RFID technology is not new; it's already in wide use in the automotive industry and in military applications. But adoption rates in supply chain applications have been relatively low, in part because of the tags' cost and in part because of the lack of universally accepted standards. Wal-Mart's mandate, with widespread repercussions not only for suppliers but also for retail and consumer goods supply chains,is likely to change all that. "With Wal-Mart making this request, hundreds of vendors are saying, 'What can we do? How can we fit in,'" says Pam Cory, vice president of data capture systems for Intermec Technologies Corp. "Wal-Mart has made the statement and you know that other retailers are looking at it."
Although Wal-Mart's push—which will eventually require billions of RFID tags to be placed on pallets and cases—could swamp tag manufacturers with demand, adopting RFID shouldn't be especially difficult for most of the suppliers, says Cory. "These are standard products used in other applications today," she says. Intermec has already developed a kit based on some of those products that allows new users to essentially plug and play, she reports.

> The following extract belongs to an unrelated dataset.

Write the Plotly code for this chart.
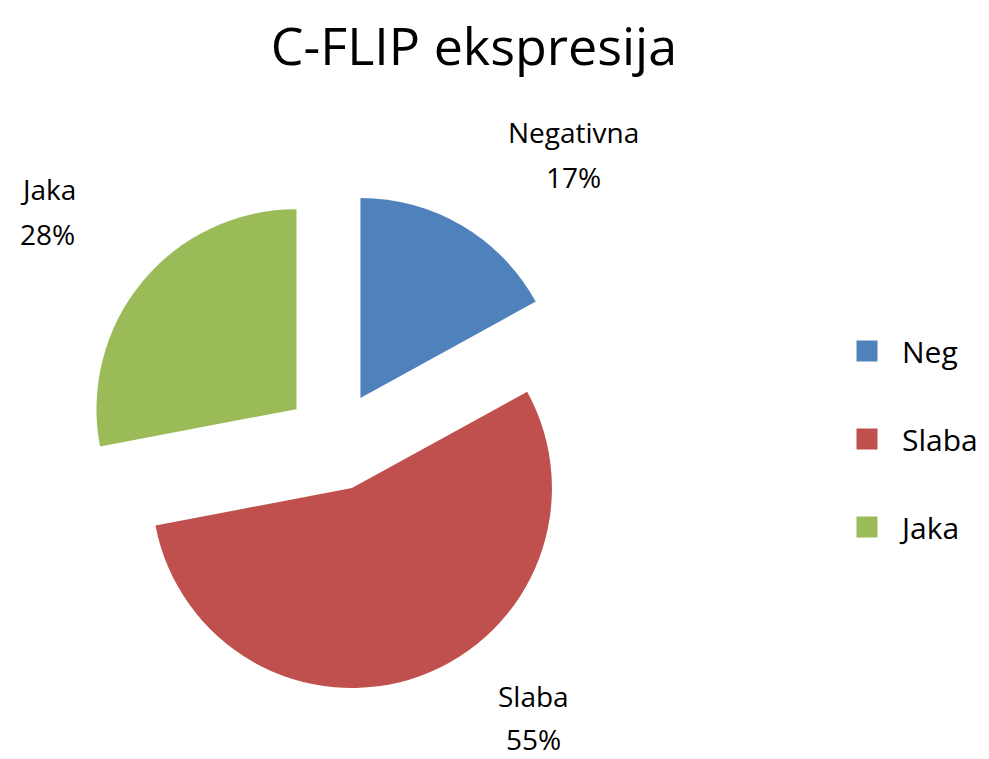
import plotly.graph_objects as go

categories = ["Neg", "Slaba", "Jaka"]
label_names = ["Negativna", "Slaba", "Jaka"]
values = [17, 55, 28]
colors = ["#4F81BD", "#C0504D", "#9BBB59"]

FONT = "Open Sans"
W, H = 989, 759
CX, CY, HALF = 327, 433, 250

fig = go.Figure()

fig.add_trace(go.Pie(
    labels=categories,
    values=values,
    sort=False,
    direction="clockwise",
    rotation=0,
    pull=[0.25, 0.25, 0.25],
    marker=dict(colors=colors, line=dict(width=0)),
    textinfo="none",
    hoverinfo="label+percent",
    showlegend=False,
    domain=dict(x=[(CX - HALF) / W, (CX + HALF) / W],
                y=[(H - CY - HALF) / H, (H - CY + HALF) / H]),
))

# legend proxies
for c, col in zip(categories, colors):
    fig.add_trace(go.Scatter(
        x=[None], y=[None], mode="markers", name=c,
        legendgroup=c,
        marker=dict(symbol="square", size=16, color=col, line=dict(width=5, color=col)),
        showlegend=True,
    ))

# data labels
total = sum(values)
pct = [round(v / total * 100) for v in values]
label_pos = {
    "Negativna": (565, "center"),
    "Slaba": (525, "center"),
    "Jaka": (10, "left"),
}
label_y = {"Negativna": (124, 169), "Slaba": (688, 731), "Jaka": (181, 226)}
annotations = []
for name, p in zip(label_names, pct):
    x, anchor = label_pos[name]
    y1, y2 = label_y[name]
    for txt, yy in ((name, y1), (f"{p}%", y2)):
        annotations.append(dict(
            x=x / W, y=1 - yy / H, xref="paper", yref="paper",
            text=txt, showarrow=False, xanchor=anchor, yanchor="middle",
            font=dict(family=FONT, size=28, color="#000000"),
        ))

fig.update_layout(
    width=W, height=H,
    margin=dict(l=0, r=0, t=0, b=0),
    paper_bgcolor="white", plot_bgcolor="white",
    title=dict(text="C-FLIP ekspresija", x=466 / W, xanchor="center",
               y=1 - 39 / H, yanchor="middle",
               font=dict(family=FONT, size=52, color="#000000")),
    xaxis=dict(visible=False), yaxis=dict(visible=False),
    legend=dict(x=824 / W, xanchor="left", y=1 - 431 / H, yanchor="middle",
                font=dict(family=FONT, size=30, color="#000000"),
                traceorder="grouped", tracegroupgap=46, itemwidth=60,
                itemsizing="trace", bgcolor="rgba(0,0,0,0)"),
    annotations=annotations,
)

fig.write_html("out.html")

Cory adds that most suppliers will find that using RFID to mark cases and pallets provides a quick return on investment.
With Wal-Mart leading and others sure to follow, the development of standards seems likely to come sooner rather than later. "Standards are forthcoming in a short time frame," Cory believes. "A lot of the arguments are going to disappear."
In fact,the Auto-ID Center at the Massachusetts Institute of Technology has been working with the Uniform Code Council for months to develop an Electronic Product Code (EPC) for RFID tags. Members of the Auto-ID Center include a number of retail and consumer-goods giants, including Wal-Mart, Gillette and Procter & Gamble. The center has scheduled what it calls the inaugural EPC Symposium for Chicago in September. (Information on the conference can be found on the Auto-ID Center's Web site at www.autoidcenter.org.)
And it appears that more help is forthcoming. During the Retail Systems conference, the software giant Microsoft announced that it would join the Uniform Code Council in commercializing the RFID technology. Microsoft Corp. said it would join AutoID Inc., a joint venture of the Uniform Code Council Inc. and EAN International, to develop and oversee commercial and technical standards for the EPC.
In the meantime, Cory offers reassurances to vendors that may be feeling overwhelmed by the mandate. "This is a proven technology," she asserts. "The vendors will need to set up pilots, but [they'll find that this] is complementary to what they're doing today. All the suppliers at this level have bar-code based tracking systems. RFID is complementary to that."
Getting into the game requires a relatively small investment. For example, Intermec's pilot kit is available for less than $15,000. Its Intellitag Ready-To-Go Retail RFID package includes hardware, software, and professional services aimed at retail suppliers that want to conduct pilot applications.
Wal-Mart, which has been involved in trials at the Auto-ID Center, will likely begin pilot tests of its own before the end of the year.